WHAT THE TASK ASKS: Check every line for the word "with" and give the number of lines where it occurs, nothing else.

MATERIALS PROVIDED:

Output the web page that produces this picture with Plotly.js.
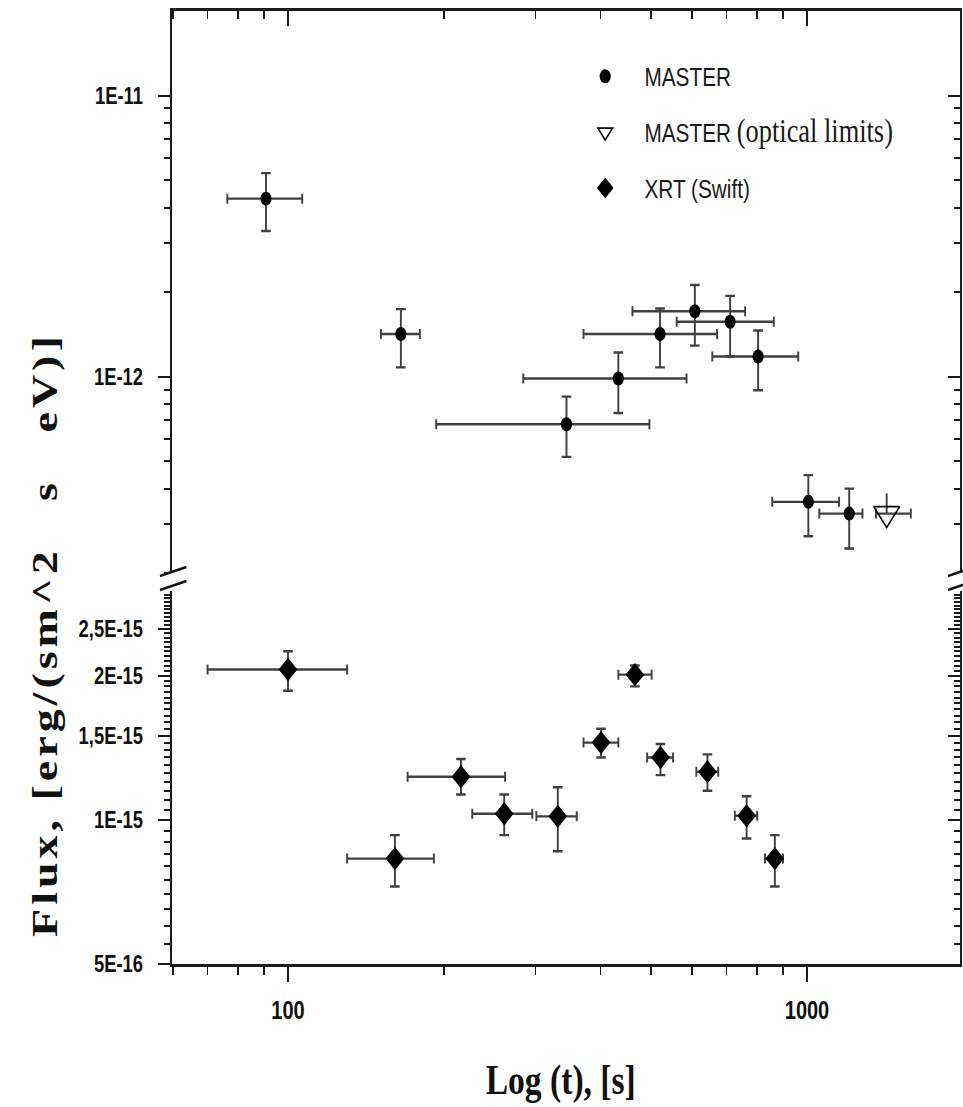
<!DOCTYPE html>
<html>
<head>
<meta charset="utf-8">
<script src="https://cdn.plot.ly/plotly-3.0.1.min.js"></script>
<style>
html,body{margin:0;padding:0;background:#fff;}
#wrap{width:963px;height:1107px;overflow:hidden;position:relative;}
#chart{width:1204px;height:1107px;transform:scaleX(0.8);transform-origin:0 0;}
</style>
</head>
<body>
<div id="wrap"><div id="chart"></div></div>
<script>
// ---- MASTER optical points ----
const masterTime   = [90.7, 165, 344, 433, 521, 608, 711, 805, 1006, 1206];
const masterFlux   = [4.3e-12, 1.42e-12, 6.78e-13, 9.86e-13, 1.42e-12, 1.71e-12, 1.57e-12, 1.18e-12, 3.59e-13, 3.26e-13];
const masterTimeLo = [76.4, 151, 193, 284, 371, 461, 561, 657, 857, 1056];
const masterTimeHi = [106.5, 179.5, 497, 586, 671, 760, 863, 962, 1153, 1279];
const masterFluxLo = [3.3e-12, 1.08e-12, 5.19e-13, 7.43e-13, 1.08e-12, 1.29e-12, 1.18e-12, 8.95e-13, 2.71e-13, 2.45e-13];
const masterFluxHi = [5.3e-12, 1.74e-12, 8.5e-13, 1.22e-12, 1.75e-12, 2.12e-12, 1.94e-12, 1.46e-12, 4.47e-13, 4.0e-13];

// ---- MASTER optical limits ----
const limitTime   = [1424];
const limitFlux   = [3.26e-13];
const limitTimeLo = [1358];
const limitTimeHi = [1585];
const limitFluxHi = [3.85e-13];

// ---- XRT (Swift) points ----
const xrtTime   = [100, 160.7, 215.4, 261, 331, 401, 466, 522, 643, 765, 867];
const xrtFlux   = [2.06e-15, 8.3e-16, 1.23e-15, 1.03e-15, 1.017e-15, 1.45e-15, 2.01e-15, 1.35e-15, 1.26e-15, 1.02e-15, 8.3e-16];
const xrtTimeLo = [70, 130, 170, 226.5, 301, 371, 433, 492, 612, 726, 830];
const xrtTimeHi = [130, 191, 262, 295.6, 360, 433, 502, 552, 674.5, 802, 899];
const xrtFluxLo = [1.86e-15, 7.26e-16, 1.13e-15, 9.29e-16, 8.6e-16, 1.35e-15, 1.90e-15, 1.24e-15, 1.15e-15, 9.14e-16, 7.26e-16];
const xrtFluxHi = [2.25e-15, 9.29e-16, 1.34e-15, 1.13e-15, 1.17e-15, 1.55e-15, 2.10e-15, 1.44e-15, 1.37e-15, 1.12e-15, 9.29e-16];

// ---- tick labels ----
const xTickVals = [100, 1000];
const xTickText = ['100', '1000'];
const yTopTickVals = [1e-12, 1e-11];
const yTopTickText = ['1E-12', '1E-11'];
const yBotTickVals = [5e-16, 1e-15, 1.5e-15, 2e-15, 2.5e-15];
const yBotTickText = ['5E-16', '1E-15', '1,5E-15', '2E-15', '2,5E-15'];
const legendNames = ['MASTER', 'MASTER (optical limits)', 'XRT (Swift)'];

// minor tick positions
const xMinor = [];
[10, 100].forEach(d => { for (let k = 2; k <= 9; k++) { const v = k * d; if (v >= 60) xMinor.push(v); } });
const yTopMinor = [];
[1e-13, 1e-12].forEach(d => { for (let k = 2; k <= 9; k++) yTopMinor.push(k * d); });
const yBotMinor = [];
for (let k = 10; k <= 60; k++) { const v = k * 5e-17; if (k % 10 !== 0) yBotMinor.push(v); }

const diff = (a, b) => a.map((v, i) => v - b[i]);
const errCol = '#404040';

const tickFont = {family: "'Liberation Sans', Arial, sans-serif", size: 23, color: '#111', weight: 700};
const legFont = {family: "'Liberation Sans', Arial, sans-serif", size: 26, color: '#1a1a1a'};

const traces = [
  {
    name: legendNames[0], legendgroup: 'g1',
    x: masterTime, y: masterFlux, xaxis: 'x', yaxis: 'y2',
    type: 'scatter', mode: 'markers',
    marker: {symbol: 'circle', size: 14, color: '#000'},
    error_x: {type: 'data', symmetric: false, array: diff(masterTimeHi, masterTime), arrayminus: diff(masterTime, masterTimeLo), color: errCol, thickness: 2.4, width: 5},
    error_y: {type: 'data', symmetric: false, array: diff(masterFluxHi, masterFlux), arrayminus: diff(masterFlux, masterFluxLo), color: errCol, thickness: 2.4, width: 6}
  },
  {
    name: 'MASTER <span style="font-family:\'Liberation Serif\',serif;font-size:33px">(optical limits)</span>', legendgroup: 'g2',
    x: limitTime, y: limitFlux, xaxis: 'x', yaxis: 'y2',
    type: 'scatter', mode: 'markers',
    marker: {symbol: 'triangle-down-open', size: 28, color: '#000', line: {width: 1.8, color: '#000'}},
    error_x: {type: 'data', symmetric: false, array: diff(limitTimeHi, limitTime), arrayminus: diff(limitTime, limitTimeLo), color: errCol, thickness: 2.4, width: 5},
    error_y: {type: 'data', symmetric: false, array: diff(limitFluxHi, limitFlux), arrayminus: [0], color: errCol, thickness: 2.4, width: 0}
  },
  {
    name: legendNames[2], legendgroup: 'g3',
    x: xrtTime, y: xrtFlux, xaxis: 'x', yaxis: 'y',
    type: 'scatter', mode: 'markers',
    marker: {symbol: 'diamond', size: 18, color: '#000'},
    error_x: {type: 'data', symmetric: false, array: diff(xrtTimeHi, xrtTime), arrayminus: diff(xrtTime, xrtTimeLo), color: errCol, thickness: 2.4, width: 5},
    error_y: {type: 'data', symmetric: false, array: diff(xrtFluxHi, xrtFlux), arrayminus: diff(xrtFlux, xrtFluxLo), color: errCol, thickness: 2.4, width: 6}
  },
  // empty helper traces so that the frame axes (top, right) are drawn
  {x: [], y: [], xaxis: 'x2', yaxis: 'y4', type: 'scatter', mode: 'markers', showlegend: false, hoverinfo: 'skip'},
  {x: [], y: [], xaxis: 'x', yaxis: 'y3', type: 'scatter', mode: 'markers', showlegend: false, hoverinfo: 'skip'}
];

const xRange = [1.7765, 3.2948];
const yTopRange = [Math.log10(2e-13), Math.log10(2e-11)];
const yBotRange = [Math.log10(5e-16), Math.log10(3e-15)];
const lineCol = '#1a1a1a';

function yAx(domain, range, tv, tt, minorVals, extra) {
  const base = {
    domain: domain, type: 'log', range: range, autorange: false,
    showline: true, linecolor: lineCol, linewidth: 2.6,
    showgrid: false, zeroline: false,
    ticks: 'outside', ticklen: 15, tickwidth: 2, tickcolor: lineCol,
    tickmode: 'array', tickvals: tv, ticktext: tt,
    tickfont: tickFont, ticklabelstandoff: 14,
    minor: {tickmode: 'array', tickvals: minorVals, ticks: 'outside', ticklen: 8, tickwidth: 2, tickcolor: lineCol, showgrid: false},
    fixedrange: true
  };
  const out = Object.assign(base, extra || {});
  if (extra && extra.ticks) out.minor = Object.assign({}, base.minor, {ticks: extra.ticks});
  return out;
}

// break marks (paper coords computed from pixel layout)
const L = 215, PW = 985, B = 964, PH = 953;
const px = X => (X - L) / PW;
const py = Y => (B - Y) / PH;
const brk = [];
[[200, 233], [1185, 1218]].forEach(([a, b]) => {
  brk.push({type: 'line', xref: 'paper', yref: 'paper', x0: px(a), y0: py(576), x1: px(b), y1: py(567), line: {color: '#111', width: 2.6}});
  brk.push({type: 'line', xref: 'paper', yref: 'paper', x0: px(a), y0: py(590), x1: px(b), y1: py(581), line: {color: '#111', width: 2.6}});
});

const layout = {
  width: 1204, height: 1107,
  margin: {l: 215, r: 4, t: 11, b: 143},
  paper_bgcolor: '#fff', plot_bgcolor: 'rgba(0,0,0,0)',
  showlegend: true,
  legend: {
    x: 0.5, xanchor: 'left', y: 0.956, yanchor: 'top',
    font: legFont, bgcolor: 'rgba(0,0,0,0)', borderwidth: 0,
    traceorder: 'grouped', tracegroupgap: 19, itemwidth: 88, itemsizing: 'trace'
  },
  xaxis: {
    domain: [0, 1], anchor: 'y', type: 'log', range: xRange, autorange: false,
    showline: true, linecolor: lineCol, linewidth: 2.6, showgrid: false, zeroline: false,
    ticks: 'outside', ticklen: 15, tickwidth: 2, tickcolor: lineCol,
    tickmode: 'array', tickvals: xTickVals, ticktext: xTickText,
    tickfont: {family: "'Liberation Sans', Arial, sans-serif", size: 25, color: '#111', weight: 700}, ticklabelstandoff: 7,
    minor: {tickmode: 'array', tickvals: xMinor, ticks: 'outside', ticklen: 8, tickwidth: 2, tickcolor: lineCol, showgrid: false},
    fixedrange: true
  },
  xaxis2: {
    overlaying: 'x', anchor: 'y2', side: 'top', type: 'log', range: xRange, autorange: false,
    showline: true, linecolor: lineCol, linewidth: 2.6, showgrid: false, zeroline: false,
    ticks: 'inside', ticklen: 15, tickwidth: 2, tickcolor: lineCol,
    tickmode: 'array', tickvals: xTickVals, showticklabels: false,
    minor: {tickmode: 'array', tickvals: xMinor, ticks: 'inside', ticklen: 8, tickwidth: 2, tickcolor: lineCol, showgrid: false},
    fixedrange: true
  },
  yaxis: yAx([0, 0.391], yBotRange, yBotTickVals, yBotTickText, yBotMinor, {anchor: 'x'}),
  yaxis2: yAx([0.41, 1], yTopRange, yTopTickVals, yTopTickText, yTopMinor, {anchor: 'x'}),
  yaxis3: yAx([0, 0.391], yBotRange, yBotTickVals, yBotTickText, yBotMinor, {anchor: 'x', overlaying: 'y', side: 'right', ticks: 'inside', showticklabels: false}),
  yaxis4: yAx([0.41, 1], yTopRange, yTopTickVals, yTopTickText, yTopMinor, {anchor: 'x', overlaying: 'y2', side: 'right', ticks: 'inside', showticklabels: false}),
  shapes: brk,
  annotations: [
    {xref: 'paper', yref: 'paper', x: px(701), y: py(1080), xanchor: 'center', yanchor: 'middle', showarrow: false,
     text: 'Log (t), [s]', font: {family: "'Liberation Serif', 'Times New Roman', serif", size: 42, color: '#111', weight: 700}},
    {xref: 'paper', yref: 'paper', x: px(55), y: py(635), xanchor: 'center', yanchor: 'middle', showarrow: false, textangle: -90,
     text: '<span style="letter-spacing:4px">Flux, [erg/(sm^2   s   eV)]</span>', font: {family: "'Liberation Serif', 'Times New Roman', serif", size: 46, color: '#111', weight: 700}}
  ]
};

Plotly.newPlot('chart', traces, layout, {displayModeBar: false, staticPlot: true});
</script>
</body>
</html>
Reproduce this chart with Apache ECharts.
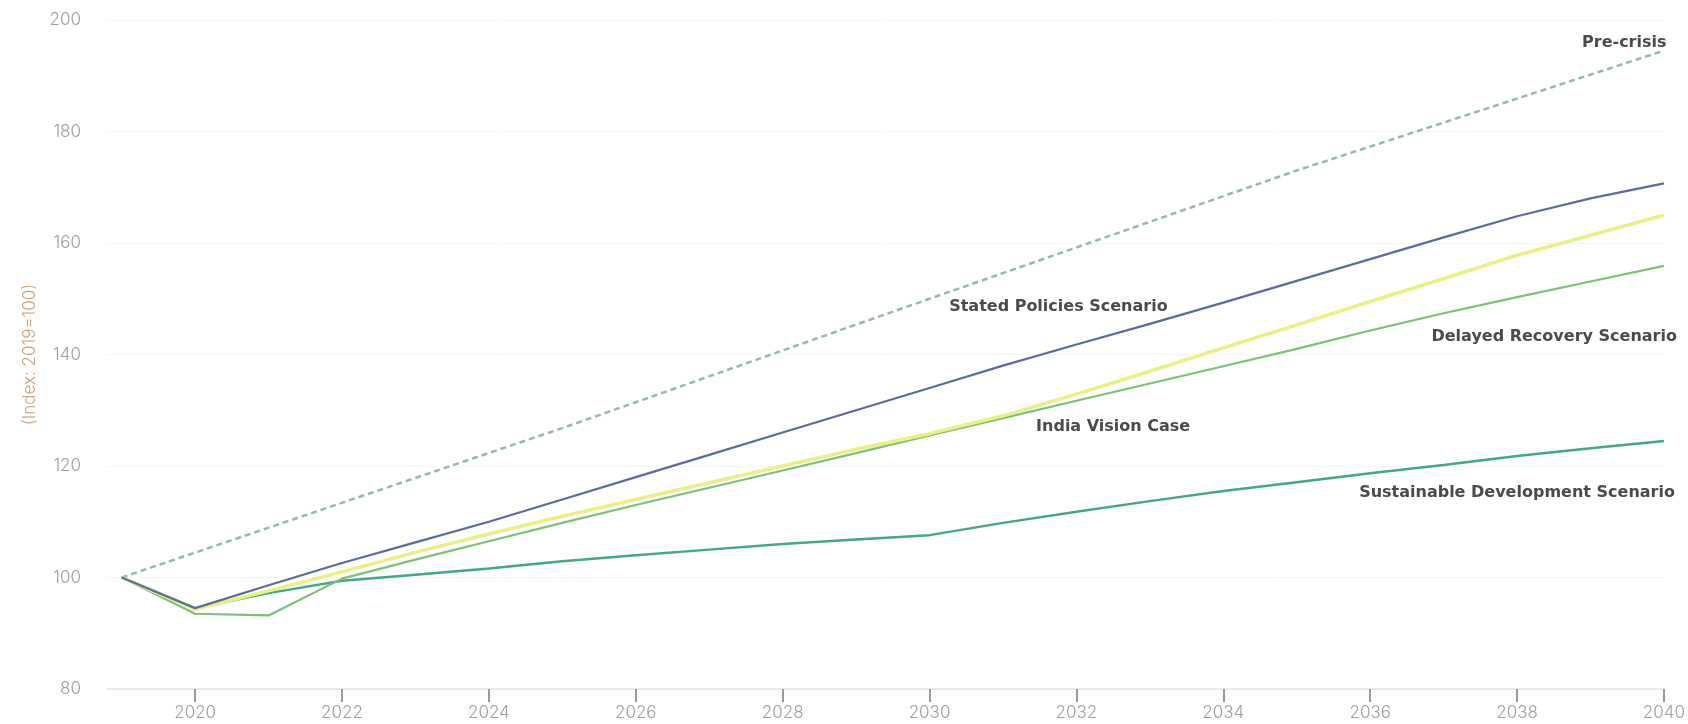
<!DOCTYPE html>
<html>
<head>
<meta charset="utf-8">
<title>India GDP scenarios, index 2019=100</title>
<script src="https://cdn.jsdelivr.net/npm/echarts@6/dist/echarts.min.js"></script>
<style>
  html, body { margin: 0; padding: 0; background: #ffffff; }
  #chart { width: 1688px; height: 724px; }
</style>
</head>
<body>
<div id="chart"></div>
<script>
// Annual points, 2019 to 2040
const years = [2019, 2020, 2021, 2022, 2023, 2024, 2025, 2026, 2027, 2028, 2029,
               2030, 2031, 2032, 2033, 2034, 2035, 2036, 2037, 2038, 2039, 2040];

const statedPolicies = [100, 94.5, 98.6, 102.6, 106.3, 110.0, 114.0, 118.0, 122.0, 126.0, 130.0,
                        134.0, 138.0, 141.8, 145.5, 149.3, 153.2, 157.1, 161.0, 164.8, 168.0, 170.7];
const indiaVision    = [100, 94.3, 97.6, 101.0, 104.5, 107.8, 111.0, 114.0, 117.0, 120.0, 123.0,
                        125.8, 129.0, 132.9, 137.0, 141.2, 145.3, 149.5, 153.6, 157.8, 161.4, 165.0];
const delayedRecovery = [100, 93.5, 93.2, 99.8, 103.2, 106.5, 109.8, 113.0, 116.1, 119.2, 122.3,
                         125.5, 128.6, 131.7, 134.8, 137.9, 141.0, 144.3, 147.4, 150.3, 153.1, 155.9];
const sustainableDev = [100, 94.5, 97.2, 99.4, 100.5, 101.6, 102.9, 104.0, 105.0, 106.0, 106.8,
                        107.6, 109.8, 111.8, 113.7, 115.5, 117.1, 118.7, 120.2, 121.8, 123.2, 124.5];

// Pre-crisis path (straight dashed trend)
const preCrisisYears = [2019, 2025, 2030, 2035, 2040];
const preCrisis      = [100, 126.8, 150.0, 173.0, 194.5];

// Tick labels
const yearTicks = [2020, 2022, 2024, 2026, 2028, 2030, 2032, 2034, 2036, 2038, 2040];
const indexTicks = [80, 100, 120, 140, 160, 180, 200];

// Scenario name labels: [year, index] anchor, alignment and small pixel nudge
const labelPreCrisis  = { text: 'Pre-crisis', at: [2039.94, 195.9], align: 'right', nudge: [7, 0] };
const labelStated     = { text: 'Stated Policies Scenario', at: [2030.24, 148.5], align: 'left', nudge: [2, 0] };
const labelDelayed    = { text: 'Delayed Recovery Scenario', at: [2040, 143.1], align: 'right', nudge: [13, 0] };
const labelVision     = { text: 'India Vision Case', at: [2031.41, 127.0], align: 'left', nudge: [3, 0] };
const labelSustain    = { text: 'Sustainable Development Scenario', at: [2040, 115.2], align: 'right', nudge: [11, 0] };

const pairs = (xs, ys) => xs.map((x, i) => [x, ys[i]]);

function nameMark(lbl) {
  return {
    silent: true,
    symbol: 'circle',
    symbolSize: 1,
    itemStyle: { color: 'rgba(0,0,0,0)' },
    data: [{
      coord: lbl.at,
      label: {
        show: true,
        position: 'inside',
        offset: lbl.nudge,
        formatter: lbl.text,
        align: lbl.align,
        verticalAlign: 'middle',
        color: '#4a4a4a',
        fontFamily: 'DejaVu Sans',
        fontWeight: 'bold',
        fontSize: 16
      }
    }]
  };
}

function lineSeries(name, data, color, width, lbl, extra) {
  return Object.assign({
    name: name,
    type: 'line',
    data: data,
    symbol: 'none',
    smooth: false,
    lineStyle: { color: color, width: width },
    markPoint: nameMark(lbl),
    z: 3
  }, extra || {});
}

const tickFont = { color: '#a29e98', fontFamily: 'Inter', fontWeight: 300, fontSize: 17 };

const chart = echarts.init(document.getElementById('chart'), null, { renderer: 'canvas' });

chart.setOption({
  backgroundColor: '#ffffff',
  animation: false,
  grid: { left: 107, right: 17, top: 20, bottom: 35, containLabel: false },
  xAxis: {
    type: 'value',
    min: 2018.8,
    max: 2040,
    axisLine: { show: true, lineStyle: { color: '#e6e6e6', width: 1.5 } },
    axisTick: {
      show: true,
      customValues: yearTicks,
      length: 13,
      lineStyle: { color: '#7a7a7a', width: 1.5 }
    },
    axisLabel: Object.assign({
      customValues: yearTicks,
      formatter: v => String(v),
      margin: 15
    }, tickFont),
    splitLine: { show: false }
  },
  yAxis: {
    type: 'value',
    min: indexTicks[0],
    max: indexTicks[indexTicks.length - 1],
    interval: 20,
    name: '(Index: 2019=100)',
    nameLocation: 'middle',
    nameGap: 68,
    nameTextStyle: { color: '#c8a47e', fontFamily: 'Inter', fontWeight: 300, fontSize: 17 },
    axisLine: { show: false },
    axisTick: { show: false },
    axisLabel: Object.assign({ margin: 26 }, tickFont),
    splitLine: { show: true, lineStyle: { color: '#f6f6f6', width: 1 } }
  },
  series: [
    lineSeries('Pre-crisis', pairs(preCrisisYears, preCrisis), '#97b6b8', 2.5, labelPreCrisis,
      { lineStyle: { color: '#97b6b8', width: 2.5, type: [6, 4] }, z: 2 }),
    lineSeries('Sustainable Development Scenario', pairs(years, sustainableDev), '#42a887', 2.5, labelSustain),
    lineSeries('Delayed Recovery Scenario', pairs(years, delayedRecovery), '#7fbf78', 2.2, labelDelayed),
    lineSeries('India Vision Case', pairs(years, indiaVision), '#eaf084', 3.5, labelVision),
    lineSeries('Stated Policies Scenario', pairs(years, statedPolicies), '#5d6b9b', 2.2, labelStated)
  ]
});
</script>
</body>
</html>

RESPONSE: 2